I think I work on complex drawings and paintings when I want to be loved and simple ones when I’m a little more anti-social. Of course that all takes place inside my head and has little bearing on the outside world since the outside world exclusively showers me with indifference.

And now back to how long things take. The odd thing is that it’s easier to predict how long a complex piece will take. I figured the drawing I’ve been working on would take two days. Of course the actual two days are always longer that the theoretical two days but that’s reality for you. And an explanation for my first paragraph.

A simple piece can go very quickly or not. It can take hours or days. Sometimes a drawing can sit around for ages until I pick it up again and finish it. The drawing was just impossible to finish before then.

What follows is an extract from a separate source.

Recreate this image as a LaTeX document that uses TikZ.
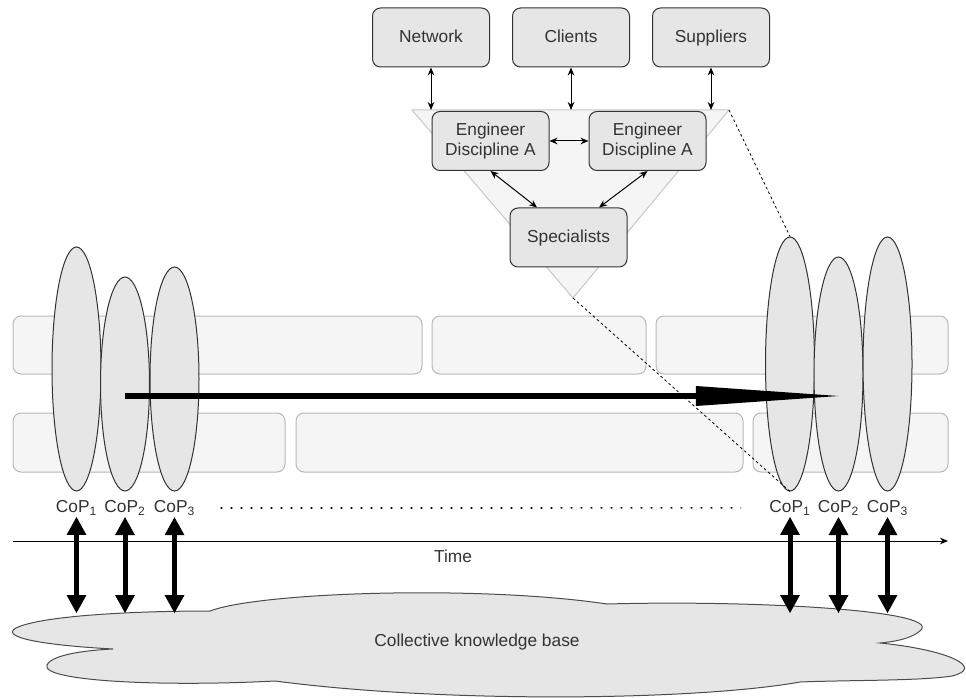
\documentclass[tikz,border=0pt]{standalone}
\usepackage{fontspec}
\setmainfont{Liberation Sans}
\usepackage{tikz}
\usetikzlibrary{positioning}
\usetikzlibrary{arrows.meta,shapes.geometric}
\definecolor{boxfill}{HTML}{E6E6E6}
\definecolor{bandfill}{HTML}{F5F5F5}
\definecolor{bandline}{HTML}{B8B8B8}
\definecolor{txt}{HTML}{333333}

\begin{document}
\begin{tikzpicture}[x=0.75pt,y=-0.75pt, font=\fontsize{13}{15}\selectfont, text=txt,
  box/.style={draw=txt, fill=boxfill, rounded corners=6pt, line width=0.75pt,
              minimum width=87.75pt, minimum height=44.25pt, align=center},
  oneline/.style={text height=0.72em, text depth=0pt},
  band/.style={draw=bandline, fill=bandfill, rounded corners=6pt, line width=0.75pt},
  tri/.style={draw=black!22, fill=bandfill, line width=0.75pt},
  cop/.style={ellipse, draw=txt, fill=boxfill, line width=0.75pt, inner sep=0pt, minimum width=36.75pt},
  coplbl/.style={inner sep=1pt},
  link/.style={line width=0.75pt, {Stealth[length=6pt,width=5pt]}-{Stealth[length=6pt,width=5pt]}},
  kbarrow/.style={line width=3.75pt, {Triangle[length=13.5pt,width=15pt,line width=0pt]}-{Triangle[length=13.5pt,width=15pt,line width=0pt]}},
  bigarrow/.style={line width=4.5pt, -{Triangle[length=107pt,width=15pt,line width=0pt]}},
  zoomline/.style={line width=0.6pt, dash pattern=on 2pt off 2pt},
  axis/.style={line width=0.75pt, -{Stealth[length=6pt,width=5pt]}},
  kb/.style={draw=black!70, fill=boxfill, line width=0.75pt}]

  \useasboundingbox (0,0) rectangle (966,698);

	%bands
    \foreach \xa/\xb in {13/422,432/646,656/948}{
         \draw[band] (\xa,316) rectangle (\xb,374);
    }
    \foreach \xa/\xb in {13/285,296/743,753/948}{
         \draw[band] (\xa,413) rectangle (\xb,472);
    }

	%team
 \coordinate (triL) at (412,110);
 \coordinate (triR) at (729,110);
 \coordinate (triB) at (573,298);
    \draw[tri] (triL) -- (triR) -- (triB) -- cycle;

    \node[box,oneline] (network) at (431,37.5) {Network};
    \node[box,oneline, right=16.5pt of network] (clients) {Clients};
    \node[box,oneline, right=16.5pt of clients] (suppliers) {Suppliers};

    \node[box] (engA) at (490.5,141) {Engineer\\Discipline A};
    \node[box, right=29.25pt of engA] (engB) {Engineer\\Discipline A};
    \node[box,oneline] (specialists) at (568.5,237.5) {Specialists};

    \foreach \name in {network,clients,suppliers}{
         \draw[link] (\name) -- (\name |- triL);
    }
    \draw[link] (engA) -- (engB);
    \draw[link] (engA.south) -- ([xshift=-23.6pt]specialists.north);
    \draw[link] (engB.south) -- ([xshift=22.9pt]specialists.north);

	%communities
    \foreach \name/\x/\y/\h in {cL1/76.5/369/183, cL2/125/384/160.5, cL3/174.5/379/168,
                                cR1/790/364/190.5, cR2/838.5/374/175.5, cR3/887.5/364/190.5}{
         \node[cop, minimum height=\h pt] (\name) at (\x,\y) {};
    }
    \foreach \i/\name in {1/L1,2/L2,3/L3,1/R1,2/R2,3/R3}{
         \node[coplbl, below=5.5pt of c\name] (l\name) {CoP\textsubscript{\i}};
    }

    \draw[zoomline] (triR) -- (cR1.north);
    \draw[zoomline] (triB) -- (cR1.south);

 \coordinate (flowY) at (0,396);
    \draw[bigarrow] (cL2.center |- flowY) -- (cR2.center |- flowY);

    \draw[line width=1.2pt, dash pattern=on 1.2pt off 6.3pt] ([xshift=18pt]lL3.east) -- ([xshift=-20pt]lR1.west);

	%time
 \coordinate (tStart) at (13,541);
 \coordinate (tEnd) at (948,541);
    \draw[axis] (tStart) -- (tEnd);
    \node (time) at (453,556) {Time};

	%knowledge base
    \draw[kb] (210,611) .. controls (260,592) and (480,585) .. (607,604)
        .. controls (750,600) and (940,610) .. (921,630)
        .. controls (912,639) and (892,642) .. (880,643)
        .. controls (950,650) and (985,668) .. (952,676)
        .. controls (920,681) and (850,680) .. (800,682)
        .. controls (700,700) and (450,704) .. (275,681)
        .. controls (160,687) and (40,681) .. (47,665)
        .. controls (52,654) and (90,650) .. (113,649)
        .. controls (40,645) and (0,637) .. (16,628)
        .. controls (40,616) and (130,611) .. (210,611) -- cycle;
    \node (kbText) at (477,642) {Collective knowledge base};

 \coordinate (kbTop) at (0,613);
    \foreach \name in {L1,L2,L3,R1,R2,R3}{
         \draw[kbarrow] (l\name.south) -- (l\name.south |- kbTop);
    }

\end{tikzpicture}
\end{document}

Strangely enough both simple and complex start out the same. The difference is a complex piece you just keep adding to until it is done while a simple piece you have to take away from it until it is done. Working by addition is easier than subtraction because if you take away too much you’ll have nothing left. Having nothing left is very bad.

I am glad for the chance to finish something. Never finishing anything as I am learning Flash has been killing me. And there is another little glimpse into being me.